While some neighborhoods see their rents soar, others are affected in other ways.

To cross South Capitol Street away from Nationals Park is to leave Near Southeast and enter Southwest. Its projects such as James Creek Dwellings and Syphax Village are rent-controlled but still pricey because public housing conditions are slower to improve than private developers’ projects.

Ms. Hill puts it this way: “If you live in that neighborhood, you have to leave that neighborhood to enjoy spending more money because you can’t afford to go really just across the street.”

She is one of many who feels that way. A Southwest native named Arthur Jones II wrote in an essay for “The Undefeated” last year that many black residents have moved out of the area since the park was built because of gentrification.

Former Mayor Williams points to the sizable percentage of D.C. public spending on social services and education for those who need help.

“I want investment in neighborhoods. I want diversity of incomes in the neighborhood,” he said. “You want to minimize displacement, but it’s easy to exaggerate and stereotype” the problem.

Gentrification and the disruption that follows fuel controversy in cities and neighborhoods across the country — and Washington and Navy Yard have been no exceptions.

But the Nationals organization works to integrate itself into the community.

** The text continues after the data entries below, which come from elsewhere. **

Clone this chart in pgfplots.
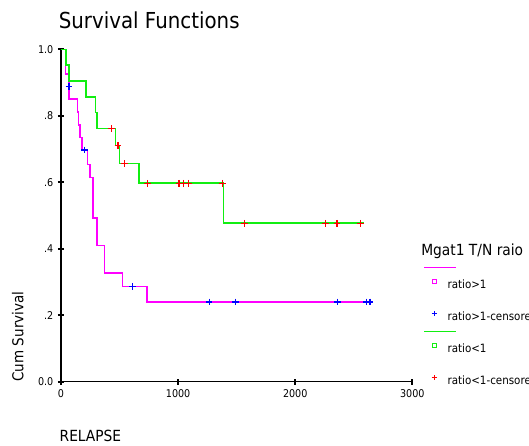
\documentclass[border=0pt]{standalone}
\usepackage{fontspec}
\setmainfont{DejaVu Sans}[FakeStretch=0.9]
\usepackage{pgfplots}
\pgfplotsset{compat=1.18}

\definecolor{kmmag}{HTML}{FF00FF}
\definecolor{kmgreen}{HTML}{11EE11}
\definecolor{kmblue}{HTML}{0000FF}
\definecolor{kmred}{HTML}{FF0000}

\begin{document}
\begin{tikzpicture}
% page = 529x446 px, 1px = 0.75pt, origin at data (0,0)
\path[use as bounding box] (-45.75pt,-48.2pt) rectangle (351pt,286.3pt);
\begin{axis}[
    at={(0,0)}, anchor=origin,
    scale only axis,
    width=263.5pt, height=249.3pt,
    xmin=0, xmax=3000, ymin=0, ymax=1,
    axis lines=left,
    axis line style={-, line width=0.9pt},
    clip=false,
    xtick={0,1000,2000,3000},
    ytick={0,0.2,0.4,0.6,0.8,1},
    yticklabels={0.0,.2,.4,.6,.8,1.0},
    scaled x ticks=false,
    xticklabel style={/pgf/number format/1000 sep={}},
    /pgf/number format/assume math mode=true,
    tick align=center,
    major tick length=4.5pt,
    tick style={black, line width=1.5pt},
    tick label style={font=\fontsize{8pt}{9pt}\selectfont},
    legend style={at={(1.0493,0.3161)}, anchor=north west,
        draw=none, fill=none, inner sep=0pt,
        row sep=13.9pt, column sep=0.5pt,
        cells={anchor=base west},
        nodes={inner sep=0pt, text height=0.73em, text depth=0.15em,
               font=\fontsize{8.6pt}{10pt}\selectfont}},
]
% ratio>1
\addplot[kmmag, line width=1.2pt, const plot, mark=none,
    legend image code/.code={
        \draw[overlay, kmmag, line width=1.1pt] (-7.3pt,15.75pt) -- (16.5pt,15.75pt);
        \draw[kmmag, line width=0.6pt] plot[mark=square, mark size=1.5pt] coordinates {(0pt,5.5pt)};
        \path (-2.5pt,-1pt) (9pt,8pt);
    }]
coordinates {
    (0,1) (37,0.926) (68,0.888) (70,0.850) (140,0.811) (150,0.773)
    (162,0.735) (179,0.697) (225,0.654) (250,0.615) (271,0.492)
    (305,0.410) (370,0.328) (526,0.287) (732,0.240) (2664,0.240)
};
\addlegendentry{ratio>1}
\addplot[kmblue, only marks, mark=+, mark size=2.5pt, line width=0.9pt,
    legend image code/.code={
        \draw[kmblue, line width=0.7pt] plot[mark=+, mark size=1.9pt] coordinates {(0pt,4.9pt)};
        \path (-2.5pt,-1pt) (9pt,8pt);
    }]
coordinates {
    (68,0.888) (203,0.697) (609,0.287)
    (1265,0.240) (1492,0.240) (2360,0.240) (2611,0.240) (2639,0.240)
};
\addlegendentry{ratio>1-censored}
% ratio<1
\addplot[kmgreen, line width=1.2pt, const plot, mark=none,
    legend image code/.code={
        \draw[overlay, kmgreen, line width=1.1pt] (-7.3pt,15.75pt) -- (16.5pt,15.75pt);
        \draw[kmgreen, line width=0.6pt] plot[mark=square, mark size=1.5pt] coordinates {(0pt,5.5pt)};
        \path (-2.5pt,-1pt) (9pt,8pt);
    }]
coordinates {
    (0,1) (45,0.952) (68,0.905) (211,0.857) (296,0.810) (307,0.762)
    (467,0.711) (498,0.656) (666,0.597) (1389,0.477) (2588,0.477)
};
\addlegendentry{ratio<1}
\addplot[kmred, only marks, mark=+, mark size=2.5pt, line width=0.9pt,
    legend image code/.code={
        \draw[kmred, line width=0.7pt] plot[mark=+, mark size=1.9pt] coordinates {(0pt,4.9pt)};
        \path (-2.5pt,-1pt) (9pt,8pt);
    }]
coordinates {
    (433,0.762) (487,0.711) (541,0.656)
    (740,0.597) (1008,0.597) (1044,0.597) (1091,0.597) (1377,0.597)
    (1565,0.477) (2257,0.477) (2357,0.477) (2559,0.477)
};
\addlegendentry{ratio<1-censored}
\end{axis}
\node[anchor=base west, inner sep=0pt, font=\fontsize{16.5pt}{18pt}\selectfont]
    at (-1.8pt,265pt) {Survival Functions};
\node[anchor=base west, rotate=90, inner sep=0pt, font=\fontsize{11.25pt}{13pt}\selectfont]
    at (-28.3pt,0pt) {Cum Survival};
\node[anchor=base west, inner sep=0pt, font=\fontsize{11.5pt}{13pt}\selectfont]
    at (-1.2pt,-45pt) {RELAPSE};
\node[anchor=base west, inner sep=0pt, font=\fontsize{11.5pt}{13pt}\selectfont]
    at (270pt,95pt) {Mgat1 T/N raio};
\end{tikzpicture}
\end{document}
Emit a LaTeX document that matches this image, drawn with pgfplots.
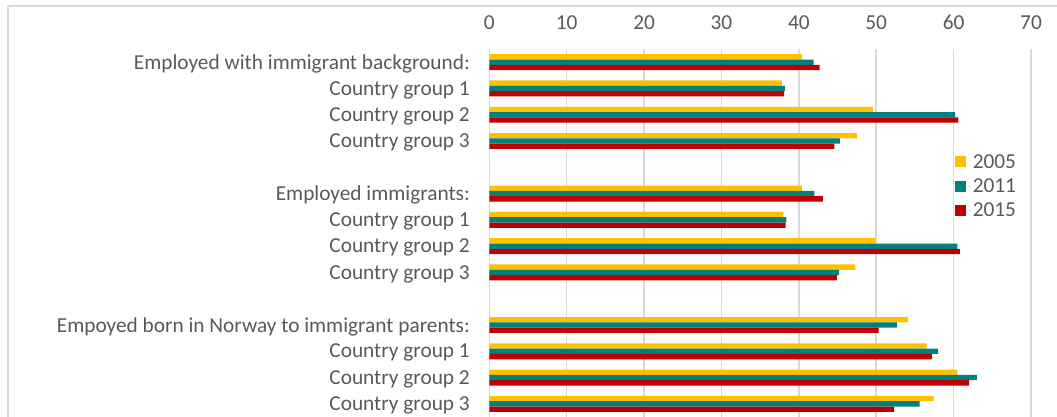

The team this year launched an initiative in STEM (science, technology, engineering and math) efforts in local schools and sponsors the D.C. Public Library’s summer reading program. The Nationals also donate baseball uniform hats and tops to about 16,000 boys and girls in the region each year.

“We’re as an institution in a relationship with the community and relationship with the city, and we like to think that we’re a central part of the Washington, D.C., experience,” said Valerie Camillo, the team’s revenue and marketing officer. “Having our players, having our organization embedded in the community, interacting with the community is just part of what we think our responsibility is as an organization and a team.”

Local employees like Ms. Hill and Mr. Griffin, the Big Stick bartender, have seen a reduction in crime. And the ballpark’s opening coincided with the renewed effort to clean the Anacostia.

“We like to call the Anacostia River corridor our version of Rock Creek Park on this side of the city,” Mr. Stevens said.

In “Casey at the Bat,” Ernest Thayer wrote about “that hope which springs eternal in the human breast.”

Hope — it’s part of what unites the thousands of Nationals fans who will fill the stands Thursday and through the summer. For many people who live and work in the shadow of Nationals Park, “hope” is also a fair and familiar summation of what baseball, overall, has meant to the neighborhood.